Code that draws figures

+--

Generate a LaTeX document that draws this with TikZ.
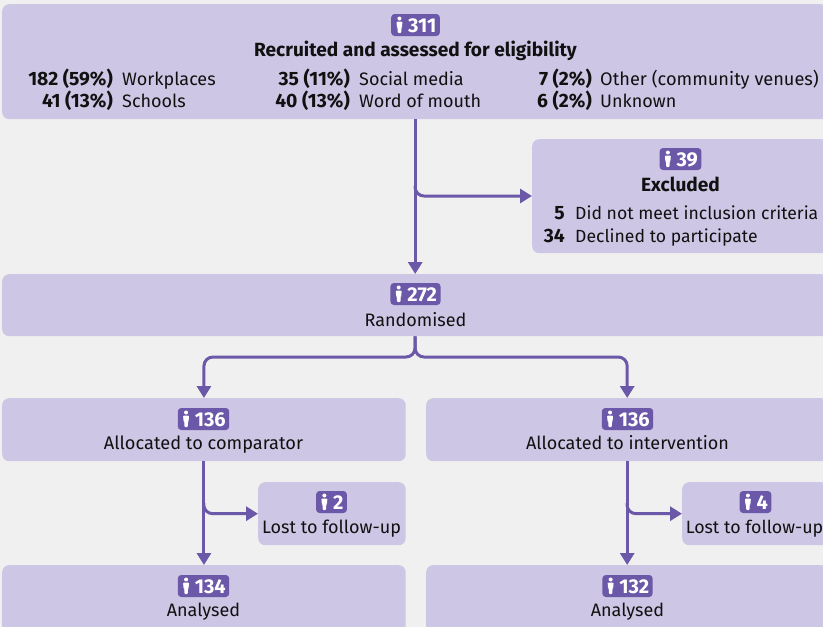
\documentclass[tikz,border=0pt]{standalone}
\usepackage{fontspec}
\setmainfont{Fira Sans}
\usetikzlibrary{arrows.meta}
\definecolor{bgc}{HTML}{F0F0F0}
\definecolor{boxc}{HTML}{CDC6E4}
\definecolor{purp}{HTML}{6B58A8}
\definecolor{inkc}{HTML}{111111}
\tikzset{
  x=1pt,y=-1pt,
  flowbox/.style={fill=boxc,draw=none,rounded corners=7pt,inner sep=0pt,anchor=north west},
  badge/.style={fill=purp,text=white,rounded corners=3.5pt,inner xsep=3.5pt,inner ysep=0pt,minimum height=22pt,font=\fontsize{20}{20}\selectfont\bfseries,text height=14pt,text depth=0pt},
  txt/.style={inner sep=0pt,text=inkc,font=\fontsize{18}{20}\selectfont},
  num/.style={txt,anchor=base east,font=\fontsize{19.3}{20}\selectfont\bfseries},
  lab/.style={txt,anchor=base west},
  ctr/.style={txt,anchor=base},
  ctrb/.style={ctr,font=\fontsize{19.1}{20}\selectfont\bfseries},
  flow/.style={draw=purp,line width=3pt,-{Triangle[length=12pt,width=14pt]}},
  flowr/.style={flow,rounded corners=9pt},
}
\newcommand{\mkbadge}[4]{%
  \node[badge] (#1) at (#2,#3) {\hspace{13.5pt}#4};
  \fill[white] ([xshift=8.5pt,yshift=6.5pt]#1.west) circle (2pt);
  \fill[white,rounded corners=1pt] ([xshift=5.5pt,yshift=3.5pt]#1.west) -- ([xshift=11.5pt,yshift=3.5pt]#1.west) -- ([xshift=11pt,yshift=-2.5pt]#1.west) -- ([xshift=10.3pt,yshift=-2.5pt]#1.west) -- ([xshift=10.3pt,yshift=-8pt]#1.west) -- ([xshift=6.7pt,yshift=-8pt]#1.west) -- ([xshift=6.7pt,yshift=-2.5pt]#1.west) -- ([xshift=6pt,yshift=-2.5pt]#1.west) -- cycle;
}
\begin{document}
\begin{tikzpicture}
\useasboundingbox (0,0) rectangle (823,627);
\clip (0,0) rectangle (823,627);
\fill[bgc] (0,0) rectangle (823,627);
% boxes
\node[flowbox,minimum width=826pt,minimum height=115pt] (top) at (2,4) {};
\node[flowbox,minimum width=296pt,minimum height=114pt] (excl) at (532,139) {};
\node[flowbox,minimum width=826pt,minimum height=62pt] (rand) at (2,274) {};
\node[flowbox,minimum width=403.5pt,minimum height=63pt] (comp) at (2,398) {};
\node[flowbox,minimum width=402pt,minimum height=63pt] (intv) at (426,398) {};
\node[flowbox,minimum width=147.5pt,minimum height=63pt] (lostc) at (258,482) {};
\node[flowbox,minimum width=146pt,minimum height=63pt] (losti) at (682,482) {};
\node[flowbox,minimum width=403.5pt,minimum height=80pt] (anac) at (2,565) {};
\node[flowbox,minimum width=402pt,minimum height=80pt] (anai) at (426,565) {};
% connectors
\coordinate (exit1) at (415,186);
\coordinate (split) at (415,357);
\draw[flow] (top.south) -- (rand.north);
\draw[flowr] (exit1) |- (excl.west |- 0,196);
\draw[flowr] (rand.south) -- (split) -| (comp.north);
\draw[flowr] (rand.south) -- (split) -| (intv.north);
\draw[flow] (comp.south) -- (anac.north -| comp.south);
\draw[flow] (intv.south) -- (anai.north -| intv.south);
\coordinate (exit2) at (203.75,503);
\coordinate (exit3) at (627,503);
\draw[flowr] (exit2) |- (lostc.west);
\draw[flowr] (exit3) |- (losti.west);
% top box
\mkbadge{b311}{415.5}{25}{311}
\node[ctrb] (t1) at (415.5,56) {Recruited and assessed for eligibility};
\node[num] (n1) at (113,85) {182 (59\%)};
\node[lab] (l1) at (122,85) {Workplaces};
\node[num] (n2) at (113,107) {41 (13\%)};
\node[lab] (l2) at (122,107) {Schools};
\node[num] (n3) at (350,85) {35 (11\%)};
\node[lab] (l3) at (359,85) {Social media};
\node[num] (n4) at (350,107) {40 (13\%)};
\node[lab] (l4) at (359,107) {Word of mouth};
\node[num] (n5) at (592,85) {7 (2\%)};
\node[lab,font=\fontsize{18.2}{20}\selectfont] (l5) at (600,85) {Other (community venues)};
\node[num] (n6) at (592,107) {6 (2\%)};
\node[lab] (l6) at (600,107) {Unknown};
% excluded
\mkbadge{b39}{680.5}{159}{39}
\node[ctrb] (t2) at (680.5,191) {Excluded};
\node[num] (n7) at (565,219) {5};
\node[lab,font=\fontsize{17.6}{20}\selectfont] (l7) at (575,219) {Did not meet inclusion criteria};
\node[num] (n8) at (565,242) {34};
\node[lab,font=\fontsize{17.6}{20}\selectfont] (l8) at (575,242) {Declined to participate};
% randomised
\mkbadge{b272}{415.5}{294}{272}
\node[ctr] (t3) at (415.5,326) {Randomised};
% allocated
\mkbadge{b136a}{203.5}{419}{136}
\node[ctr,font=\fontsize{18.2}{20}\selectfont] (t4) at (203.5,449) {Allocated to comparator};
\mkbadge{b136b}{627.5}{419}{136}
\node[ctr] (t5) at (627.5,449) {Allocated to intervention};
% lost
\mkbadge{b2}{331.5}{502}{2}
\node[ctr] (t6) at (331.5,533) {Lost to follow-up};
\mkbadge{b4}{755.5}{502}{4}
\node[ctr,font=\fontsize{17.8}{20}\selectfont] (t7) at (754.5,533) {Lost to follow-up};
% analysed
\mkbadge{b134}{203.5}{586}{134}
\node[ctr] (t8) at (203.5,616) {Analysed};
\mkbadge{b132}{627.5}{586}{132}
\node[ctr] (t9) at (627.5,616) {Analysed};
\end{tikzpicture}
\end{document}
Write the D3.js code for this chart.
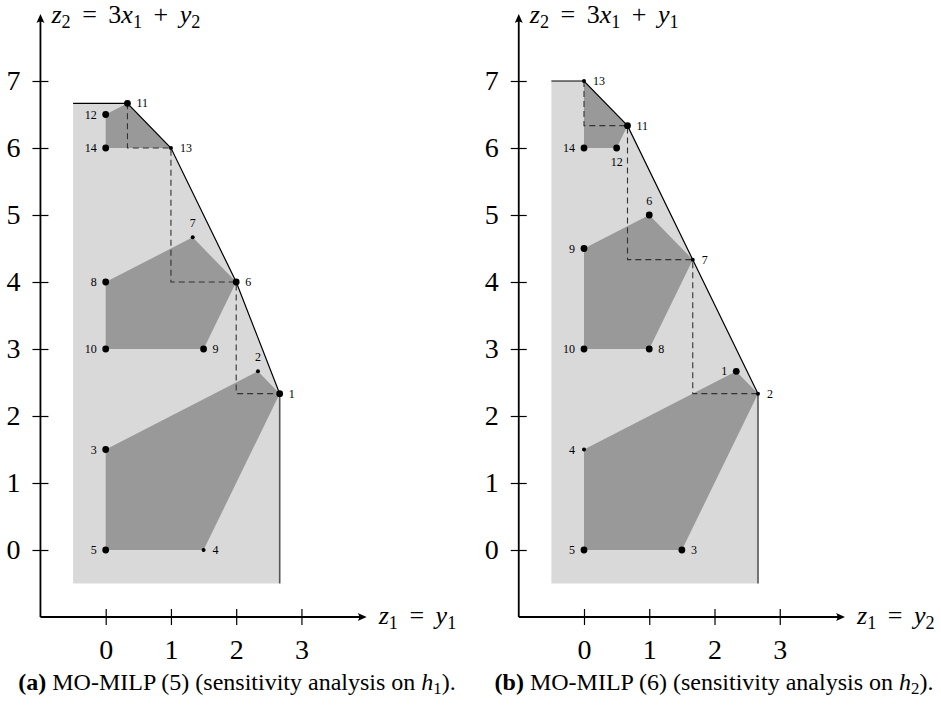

+--

WHAT IS ASKED >> Quote the records in full and exactly; skip any image.

SOLVED EXERCISE >>
Generate a LaTeX document that draws this with TikZ.
\documentclass[tikz,border=0pt]{standalone}
\usepackage{fontspec}
\setmainfont{Fira Sans}
\usetikzlibrary{arrows.meta}
\definecolor{bgc}{HTML}{F0F0F0}
\definecolor{boxc}{HTML}{CDC6E4}
\definecolor{purp}{HTML}{6B58A8}
\definecolor{inkc}{HTML}{111111}
\tikzset{
  x=1pt,y=-1pt,
  flowbox/.style={fill=boxc,draw=none,rounded corners=7pt,inner sep=0pt,anchor=north west},
  badge/.style={fill=purp,text=white,rounded corners=3.5pt,inner xsep=3.5pt,inner ysep=0pt,minimum height=22pt,font=\fontsize{20}{20}\selectfont\bfseries,text height=14pt,text depth=0pt},
  txt/.style={inner sep=0pt,text=inkc,font=\fontsize{18}{20}\selectfont},
  num/.style={txt,anchor=base east,font=\fontsize{19.3}{20}\selectfont\bfseries},
  lab/.style={txt,anchor=base west},
  ctr/.style={txt,anchor=base},
  ctrb/.style={ctr,font=\fontsize{19.1}{20}\selectfont\bfseries},
  flow/.style={draw=purp,line width=3pt,-{Triangle[length=12pt,width=14pt]}},
  flowr/.style={flow,rounded corners=9pt},
}
\newcommand{\mkbadge}[4]{%
  \node[badge] (#1) at (#2,#3) {\hspace{13.5pt}#4};
  \fill[white] ([xshift=8.5pt,yshift=6.5pt]#1.west) circle (2pt);
  \fill[white,rounded corners=1pt] ([xshift=5.5pt,yshift=3.5pt]#1.west) -- ([xshift=11.5pt,yshift=3.5pt]#1.west) -- ([xshift=11pt,yshift=-2.5pt]#1.west) -- ([xshift=10.3pt,yshift=-2.5pt]#1.west) -- ([xshift=10.3pt,yshift=-8pt]#1.west) -- ([xshift=6.7pt,yshift=-8pt]#1.west) -- ([xshift=6.7pt,yshift=-2.5pt]#1.west) -- ([xshift=6pt,yshift=-2.5pt]#1.west) -- cycle;
}
\begin{document}
\begin{tikzpicture}
\useasboundingbox (0,0) rectangle (823,627);
\clip (0,0) rectangle (823,627);
\fill[bgc] (0,0) rectangle (823,627);
% boxes
\node[flowbox,minimum width=826pt,minimum height=115pt] (top) at (2,4) {};
\node[flowbox,minimum width=296pt,minimum height=114pt] (excl) at (532,139) {};
\node[flowbox,minimum width=826pt,minimum height=62pt] (rand) at (2,274) {};
\node[flowbox,minimum width=403.5pt,minimum height=63pt] (comp) at (2,398) {};
\node[flowbox,minimum width=402pt,minimum height=63pt] (intv) at (426,398) {};
\node[flowbox,minimum width=147.5pt,minimum height=63pt] (lostc) at (258,482) {};
\node[flowbox,minimum width=146pt,minimum height=63pt] (losti) at (682,482) {};
\node[flowbox,minimum width=403.5pt,minimum height=80pt] (anac) at (2,565) {};
\node[flowbox,minimum width=402pt,minimum height=80pt] (anai) at (426,565) {};
% connectors
\coordinate (exit1) at (415,186);
\coordinate (split) at (415,357);
\draw[flow] (top.south) -- (rand.north);
\draw[flowr] (exit1) |- (excl.west |- 0,196);
\draw[flowr] (rand.south) -- (split) -| (comp.north);
\draw[flowr] (rand.south) -- (split) -| (intv.north);
\draw[flow] (comp.south) -- (anac.north -| comp.south);
\draw[flow] (intv.south) -- (anai.north -| intv.south);
\coordinate (exit2) at (203.75,503);
\coordinate (exit3) at (627,503);
\draw[flowr] (exit2) |- (lostc.west);
\draw[flowr] (exit3) |- (losti.west);
% top box
\mkbadge{b311}{415.5}{25}{311}
\node[ctrb] (t1) at (415.5,56) {Recruited and assessed for eligibility};
\node[num] (n1) at (113,85) {182 (59\%)};
\node[lab] (l1) at (122,85) {Workplaces};
\node[num] (n2) at (113,107) {41 (13\%)};
\node[lab] (l2) at (122,107) {Schools};
\node[num] (n3) at (350,85) {35 (11\%)};
\node[lab] (l3) at (359,85) {Social media};
\node[num] (n4) at (350,107) {40 (13\%)};
\node[lab] (l4) at (359,107) {Word of mouth};
\node[num] (n5) at (592,85) {7 (2\%)};
\node[lab,font=\fontsize{18.2}{20}\selectfont] (l5) at (600,85) {Other (community venues)};
\node[num] (n6) at (592,107) {6 (2\%)};
\node[lab] (l6) at (600,107) {Unknown};
% excluded
\mkbadge{b39}{680.5}{159}{39}
\node[ctrb] (t2) at (680.5,191) {Excluded};
\node[num] (n7) at (565,219) {5};
\node[lab,font=\fontsize{17.6}{20}\selectfont] (l7) at (575,219) {Did not meet inclusion criteria};
\node[num] (n8) at (565,242) {34};
\node[lab,font=\fontsize{17.6}{20}\selectfont] (l8) at (575,242) {Declined to participate};
% randomised
\mkbadge{b272}{415.5}{294}{272}
\node[ctr] (t3) at (415.5,326) {Randomised};
% allocated
\mkbadge{b136a}{203.5}{419}{136}
\node[ctr,font=\fontsize{18.2}{20}\selectfont] (t4) at (203.5,449) {Allocated to comparator};
\mkbadge{b136b}{627.5}{419}{136}
\node[ctr] (t5) at (627.5,449) {Allocated to intervention};
% lost
\mkbadge{b2}{331.5}{502}{2}
\node[ctr] (t6) at (331.5,533) {Lost to follow-up};
\mkbadge{b4}{755.5}{502}{4}
\node[ctr,font=\fontsize{17.8}{20}\selectfont] (t7) at (754.5,533) {Lost to follow-up};
% analysed
\mkbadge{b134}{203.5}{586}{134}
\node[ctr] (t8) at (203.5,616) {Analysed};
\mkbadge{b132}{627.5}{586}{132}
\node[ctr] (t9) at (627.5,616) {Analysed};
\end{tikzpicture}
\end{document}
Write the D3.js code for this chart.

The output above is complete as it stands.